慢性の胸焼けの原因となる胃食道逆流性疾患では、食道を逆流した酸が口腔内に流入し、歯に重大な損傷を与えることが新しい研究で、米国の研究者によって明らかになるなど、改めて注目されてきている。

このほど、米国歯科医師会誌(JADA)に掲載された。
米テネシー大学健康科学センター修復歯科学准教授のDaranee Tantbirojn氏らは、胃食道逆流性疾患患者12例を対象にオプティカル(光学式)スキャナーを用いて慢性の胸焼けの影響を調べ、健常者6例と比較した。

慢性の胸焼けがある患者の一部は薬剤を服用していたにもかかわらず歯の侵食がみられた。
胃食道逆流性疾患患者を6カ月間追跡した結果、同疾患を有する患者のほぼ半数では健常者に比べ、歯の摩耗および侵食がはるかに悪化しており、最終的に歯が薄く鋭くなり、孔があくこともあることが明らかになった。
さらに胃食道逆流性疾患は酸逆流症としても知られ、酸を含む胃の内容物が食道内に漏れ、口腔内に逆流し、灼熱痛を引き起こすことも多い。
Tantbirojn氏は「どの人口集団においても一般的にみられる胃食道逆流性疾患が、歯の損傷を引き起こすという認識を高めたい。

歯科専門医が歯の侵食を認識していても、一般の人は知らない。
胃酸は、歯の表面を直接溶解させたり、歯の表面を柔らかくするほど強力である。
唾液は優れた身体の防御メカニズムを備えており、緩衝能力で酸を中和すると同時に、少量のカルシウムおよびリン酸を含み、歯の損傷を低減できる。
しかし、唾液にも限界がある」と述べている。
同氏は、酸逆流エピソード直後に歯磨きをしないで、フッ化物で口内洗浄することを勧めている。
歯科医は、酸逆流症患者用の特別な練り歯磨きの処方、歯を保護するために酸逆流エピソード後にベーキングソーダまたは制酸薬を服用するよう患者に勧めることができるという。

別の専門医は「口腔内の酸の減少にキシリトールガムも有効である」としている。

一方、"胃食道逆流性疾患" 鈴木秀和・慶大医学部准教授(消化器内科)は、その研究から、胃食道逆流性疾患の急増と指摘。
その背景について、消化器疾患における近年の変化を指摘する。
「食生活の欧米化や、胃の中にすむピロリ菌への感染率低下などで胃酸の分泌量が増す一方、肥満や高齢化の影響で逆流が起きやすくなっていることが原因だ。
胃食道逆流性疾患は患者のQOL(生活の質)を著しく損なう。

また、たかが胸焼けと軽く見ると、より重い病気が隠れていることもある。
胃潰瘍や胃がんは減っているのに、胃食道逆流性疾患だけが急速に増えている」と強調した。

また、「食生活の変化で動物性タンパク質や脂肪の摂取が増え、胃酸の分泌量が増えたことがある。
衛生状態の改善や除菌治療の広がりで、ピロリ菌の感染率が低下したことも大きい。

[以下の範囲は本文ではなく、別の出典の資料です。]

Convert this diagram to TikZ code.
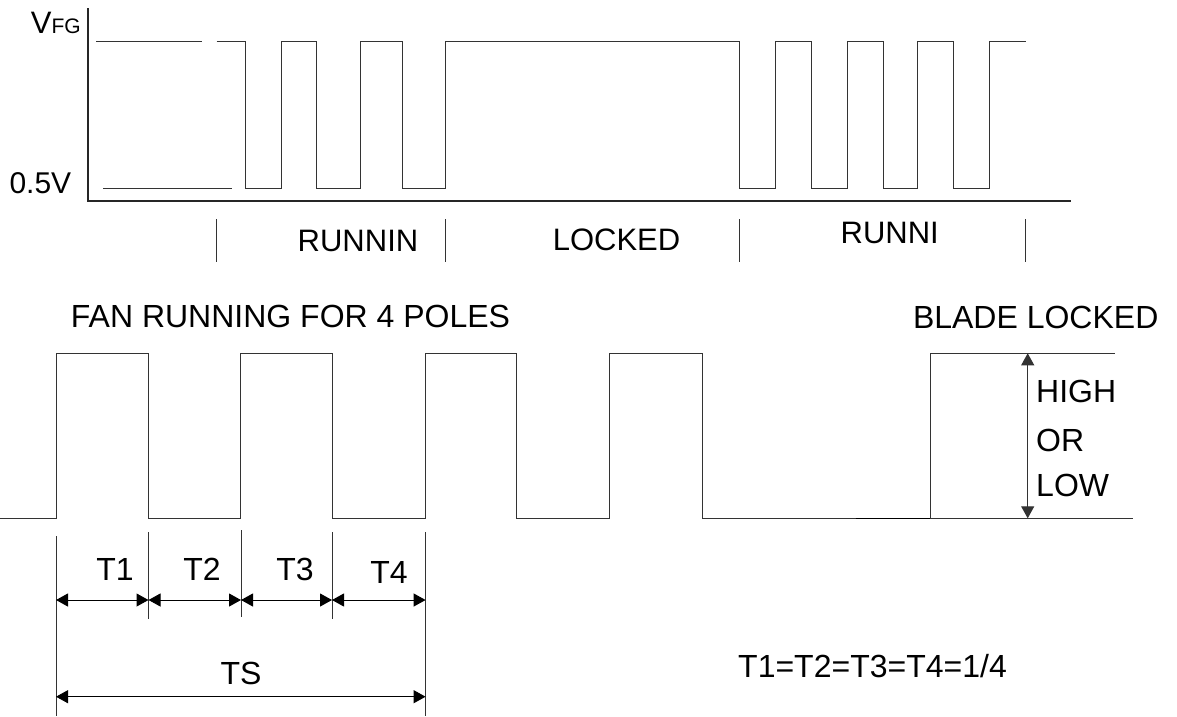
\documentclass[tikz,border=0pt]{standalone}
\usepackage{fontspec}
\setmainfont{Liberation Sans}
\usetikzlibrary{arrows.meta}
\tikzset{
  wave/.style={line width=1pt, draw=black!80, line join=miter},
  axisline/.style={line width=1.2pt, draw=black!85},
  divider/.style={line width=1pt, draw=black!80},
  extline/.style={line width=0.9pt, draw=black!80},
  dimarrow/.style={line width=1pt, draw=black, {Triangle[length=12pt,width=13pt]}-{Triangle[length=12pt,width=13pt]}},
  lbl/.style={inner sep=0pt, font=\fontsize{32}{32}\selectfont, text=black},
}
\begin{document}
\begin{tikzpicture}[x=1pt,y=-1pt]
\useasboundingbox (0,0) rectangle (1177,716);
% ---------------- top chart ----------------
\draw[axisline] (88,8) -- (88,201) -- (1071,201);
\node[inner sep=0pt, anchor=base east] (vfg) at (81,33.3) {\fontsize{31}{31}\selectfont V\fontsize{21}{21}\selectfont FG};
\node[lbl, anchor=base west, font=\fontsize{30}{30}\selectfont] (half) at (9.3,193) {0.5V};
% waveform
\draw[wave] (96,41) -- (201.7,41);
\draw[wave] (103,188) -- (231.7,188);
\draw[wave] (216.7,41) -- (245,41) -- (245,188) -- (281,188) -- (281,41) -- (316.7,41)
  -- (316.7,188) -- (360.7,188) -- (360.7,41) -- (402.3,41) -- (402.3,188) -- (445.7,188)
  -- (445.7,41) -- (739,41) -- (739,188) -- (775,188) -- (775,41) -- (811.6,41)
  -- (811.6,188) -- (847.6,188) -- (847.6,41) -- (883,41) -- (883,188) -- (917.6,188)
  -- (917.6,41) -- (953.6,41) -- (953.6,188) -- (989.5,188) -- (989.5,41) -- (1025.7,41);
% dividers
\foreach \x in {216.7,445.7,739,1025.7}
  \draw[divider] (\x,219) -- (\x,262);
\node[lbl, anchor=base, font=\fontsize{31}{31}\selectfont] (run1) at (358,251.7) {RUNNIN};
\node[lbl, anchor=base, font=\fontsize{31}{31}\selectfont] (lock) at (616.5,250) {LOCKED};
\node[lbl, anchor=base, font=\fontsize{31}{31}\selectfont] (run2) at (889.7,243.3) {RUNNI};
% ---------------- bottom chart ----------------
\node[lbl, anchor=base west] (fan) at (70.7,327.3) {FAN RUNNING FOR 4 POLES};
\node[lbl, anchor=base west] (blade) at (912.8,328) {BLADE LOCKED};
\draw[wave] (0,518.3) -- (56,518.3) -- (56,353.3) -- (148.5,353.3) -- (148.5,518.3)
  -- (240,518.3) -- (240,353.3) -- (332,353.3) -- (332,518.3) -- (425.6,518.3)
  -- (425.6,353.3) -- (516,353.3) -- (516,518.3) -- (609,518.3) -- (609,353.3)
  -- (702,353.3) -- (702,518.3) -- (930.3,518.3) -- (930.3,353.3) -- (1114.5,353.3);
\draw[wave, line width=1.3pt, draw=black] (855.7,518.3) -- (930.3,518.3);
\draw[wave] (930.3,518.3) -- (1132.6,518.3);
% high or low arrow
\coordinate (hl1) at (1027.7,353.3);
\coordinate (hl2) at (1027.7,518.3);
\draw[dimarrow, draw=black!80] (hl1) -- (hl2);
\node[lbl, anchor=base west] (high) at (1036,402.7) {HIGH};
\node[lbl, anchor=base west] (or) at (1036,451.7) {OR};
\node[lbl, anchor=base west] (low) at (1036,496.7) {LOW};
% extension lines
\draw[extline] (56,536) -- (56,716);
\draw[extline] (148.5,532) -- (148.5,618.7);
\draw[extline] (241,530) -- (241,616.7);
\draw[extline] (332,532) -- (332,619);
\draw[extline] (425.6,532) -- (425.6,716);
% dimension arrows
\coordinate (a0) at (56,600);
\coordinate (a1) at (148.5,600);
\coordinate (a2) at (241,600);
\coordinate (a3) at (332,600);
\coordinate (a4) at (425.6,600);
\draw[dimarrow] (a0) -- (a1);
\draw[dimarrow] (a1) -- (a2);
\draw[dimarrow] (a2) -- (a3);
\draw[dimarrow] (a3) -- (a4);
\coordinate (s0) at (56,696.7);
\coordinate (s1) at (425.6,696.7);
\draw[dimarrow] (s0) -- (s1);
\node[lbl, anchor=base] (t1) at (115,580.7) {T1};
\node[lbl, anchor=base] (t2) at (202,580.7) {T2};
\node[lbl, anchor=base] (t3) at (295,580.5) {T3};
\node[lbl, anchor=base] (t4) at (389,583.3) {T4};
\node[lbl, anchor=base] (ts) at (241,684) {TS};
\node[lbl, anchor=base west] (eq) at (738,677) {T1=T2=T3=T4=1/4};
\end{tikzpicture}
\end{document}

胃の粘膜を荒らすピロリ菌がいなくなると、胃酸の分泌が活発化するため」とした。

また、さらに「未治療の胃食道逆流性疾患は狭心症や十二指腸潰瘍よりQOLを損なうとされる。

また、胃酸の逆流が繰り返されて炎症が続くと、食道の粘膜が変化した『バレット食道』という状態になり、そこからがんが発生することがある。

思い当たる症状があれば、早めに医療機関を受診してほしい」と鈴木准教授は注意を促している。